— BEGIN —

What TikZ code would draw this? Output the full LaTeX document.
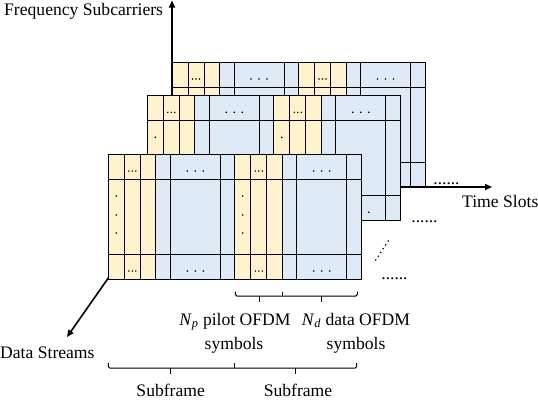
\documentclass[tikz,border=0pt]{standalone}
\usepackage{fontspec}
\setmainfont{Liberation Serif}
\usetikzlibrary{arrows.meta}
\definecolor{yel}{HTML}{FFF2CC}
\definecolor{blu}{HTML}{DEEBF7}
\tikzset{
  gridline/.style={draw=black, line width=0.9bp},
  axis/.style={line width=1.6bp, -{Triangle[length=7bp,width=6bp]}},
  bracket/.style={draw=black, line width=1bp, rounded corners=1.5bp},
  lab/.style={inner sep=0pt, font=\fontsize{17.6bp}{21bp}\selectfont},
  dotlab/.style={inner sep=0pt, font=\fontsize{17.4bp}{21bp}\selectfont},
}
\newcommand\ofdmgrid[2]{%
\begin{scope}[shift={(#1,#2)}]
  \foreach \a in {0,126.5}{
    \fill[yel] (\a,0) rectangle ++(47.5,125);
    \fill[blu] (\a+47.5,0) rectangle ++(79,125);
  }
  \foreach \c in {16,32,47.5,62,112,126.5,142.5,158.5,174,188.5,238.5}
    \draw[gridline] (\c,0) -- (\c,125);
  \draw[gridline] (0,25) -- (253,25);
  \draw[gridline] (0,100) -- (253,100);
  \draw[gridline] (0,0) rectangle (253,125);
  \foreach \a in {0,126.5}{
    \foreach \yy in {17,117}{
      \foreach \dx in {20.5,24,27.5} \fill (\a+\dx,\yy) circle[radius=0.8bp];
      \foreach \dx in {79,87,95} \fill (\a+\dx,\yy) circle[radius=0.9bp];
    }
    \foreach \yy in {42,61,79} \fill (\a+8,\yy) circle[radius=0.9bp];
  }
\end{scope}}
\begin{document}
\begin{tikzpicture}[x=1bp,y=-1bp]
\useasboundingbox (0,0) rectangle (538,400);
\coordinate (O) at (172,187);
\coordinate (F) at (172,0.5);
\coordinate (T) at (492,187);
\coordinate (D) at (67,337);
% back grid
\ofdmgrid{172}{62}
% axes
\draw[axis] (O) -- (F);
\draw[axis] (O) -- (T);
\draw[axis] (O) -- (D);
% middle and front grids
\ofdmgrid{147.3}{95.3}
\ofdmgrid{108.3}{154}
% continuation dots
\node[dotlab, anchor=base] (d1) at (446.5,184.5) {......};
\node[dotlab, anchor=base] (d2) at (424.5,222) {......};
\node[dotlab, anchor=base] (d3) at (394.5,279.5) {......};
\foreach \t in {0,...,5}
  \fill ({375.7+\t*2.5},{260-\t*3.8}) circle[radius=0.9bp];
% axis labels
\node[lab, anchor=base west] (fs) at (4,15) {Frequency Subcarriers};
\node[lab, anchor=base west] (ts) at (462,207) {Time Slots};
\node[lab, anchor=base west] (ds) at (0,358) {Data Streams};
% small brackets
\draw[bracket] (235.3,291.5) -- (235.3,296) -- (357.3,296) -- (357.3,291.5);
\draw[bracket] (282,296) -- (282,291.5);
\draw[bracket] (259,296) -- (259,302);
\draw[bracket] (321.3,296) -- (321.3,302);
% large brackets
\draw[bracket] (108.3,363) -- (108.3,368) -- (356.7,368) -- (356.7,363);
\draw[bracket] (234.6,368) -- (234.6,363);
\draw[bracket] (170.7,368) -- (170.7,374);
\draw[bracket] (295,368) -- (295,374);
% bracket labels
\node[lab, anchor=base] (np1) at (235,325) {\textit{N}\textsubscript{\textit{p}} pilot OFDM};
\node[lab, anchor=base] (np2) at (234,349) {symbols};
\node[lab, anchor=base] (nd1) at (356,325) {\textit{N}\textsubscript{\textit{d}} data OFDM};
\node[lab, anchor=base] (nd2) at (356,349) {symbols};
\node[lab, anchor=base] (sf1) at (170.7,396.5) {Subframe};
\node[lab, anchor=base] (sf2) at (298,396.5) {Subframe};
\end{tikzpicture}
\end{document}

— END —

• [WHAT IS REQUIRED] Without the pictures, output the full listing exactly as it stands.

• [WRITTEN SOLUTION]
What TikZ code would draw this? Output the full LaTeX document.
\documentclass[tikz,border=0pt]{standalone}
\usepackage{fontspec}
\setmainfont{Liberation Serif}
\usetikzlibrary{arrows.meta}
\definecolor{yel}{HTML}{FFF2CC}
\definecolor{blu}{HTML}{DEEBF7}
\tikzset{
  gridline/.style={draw=black, line width=0.9bp},
  axis/.style={line width=1.6bp, -{Triangle[length=7bp,width=6bp]}},
  bracket/.style={draw=black, line width=1bp, rounded corners=1.5bp},
  lab/.style={inner sep=0pt, font=\fontsize{17.6bp}{21bp}\selectfont},
  dotlab/.style={inner sep=0pt, font=\fontsize{17.4bp}{21bp}\selectfont},
}
\newcommand\ofdmgrid[2]{%
\begin{scope}[shift={(#1,#2)}]
  \foreach \a in {0,126.5}{
    \fill[yel] (\a,0) rectangle ++(47.5,125);
    \fill[blu] (\a+47.5,0) rectangle ++(79,125);
  }
  \foreach \c in {16,32,47.5,62,112,126.5,142.5,158.5,174,188.5,238.5}
    \draw[gridline] (\c,0) -- (\c,125);
  \draw[gridline] (0,25) -- (253,25);
  \draw[gridline] (0,100) -- (253,100);
  \draw[gridline] (0,0) rectangle (253,125);
  \foreach \a in {0,126.5}{
    \foreach \yy in {17,117}{
      \foreach \dx in {20.5,24,27.5} \fill (\a+\dx,\yy) circle[radius=0.8bp];
      \foreach \dx in {79,87,95} \fill (\a+\dx,\yy) circle[radius=0.9bp];
    }
    \foreach \yy in {42,61,79} \fill (\a+8,\yy) circle[radius=0.9bp];
  }
\end{scope}}
\begin{document}
\begin{tikzpicture}[x=1bp,y=-1bp]
\useasboundingbox (0,0) rectangle (538,400);
\coordinate (O) at (172,187);
\coordinate (F) at (172,0.5);
\coordinate (T) at (492,187);
\coordinate (D) at (67,337);
% back grid
\ofdmgrid{172}{62}
% axes
\draw[axis] (O) -- (F);
\draw[axis] (O) -- (T);
\draw[axis] (O) -- (D);
% middle and front grids
\ofdmgrid{147.3}{95.3}
\ofdmgrid{108.3}{154}
% continuation dots
\node[dotlab, anchor=base] (d1) at (446.5,184.5) {......};
\node[dotlab, anchor=base] (d2) at (424.5,222) {......};
\node[dotlab, anchor=base] (d3) at (394.5,279.5) {......};
\foreach \t in {0,...,5}
  \fill ({375.7+\t*2.5},{260-\t*3.8}) circle[radius=0.9bp];
% axis labels
\node[lab, anchor=base west] (fs) at (4,15) {Frequency Subcarriers};
\node[lab, anchor=base west] (ts) at (462,207) {Time Slots};
\node[lab, anchor=base west] (ds) at (0,358) {Data Streams};
% small brackets
\draw[bracket] (235.3,291.5) -- (235.3,296) -- (357.3,296) -- (357.3,291.5);
\draw[bracket] (282,296) -- (282,291.5);
\draw[bracket] (259,296) -- (259,302);
\draw[bracket] (321.3,296) -- (321.3,302);
% large brackets
\draw[bracket] (108.3,363) -- (108.3,368) -- (356.7,368) -- (356.7,363);
\draw[bracket] (234.6,368) -- (234.6,363);
\draw[bracket] (170.7,368) -- (170.7,374);
\draw[bracket] (295,368) -- (295,374);
% bracket labels
\node[lab, anchor=base] (np1) at (235,325) {\textit{N}\textsubscript{\textit{p}} pilot OFDM};
\node[lab, anchor=base] (np2) at (234,349) {symbols};
\node[lab, anchor=base] (nd1) at (356,325) {\textit{N}\textsubscript{\textit{d}} data OFDM};
\node[lab, anchor=base] (nd2) at (356,349) {symbols};
\node[lab, anchor=base] (sf1) at (170.7,396.5) {Subframe};
\node[lab, anchor=base] (sf2) at (298,396.5) {Subframe};
\end{tikzpicture}
\end{document}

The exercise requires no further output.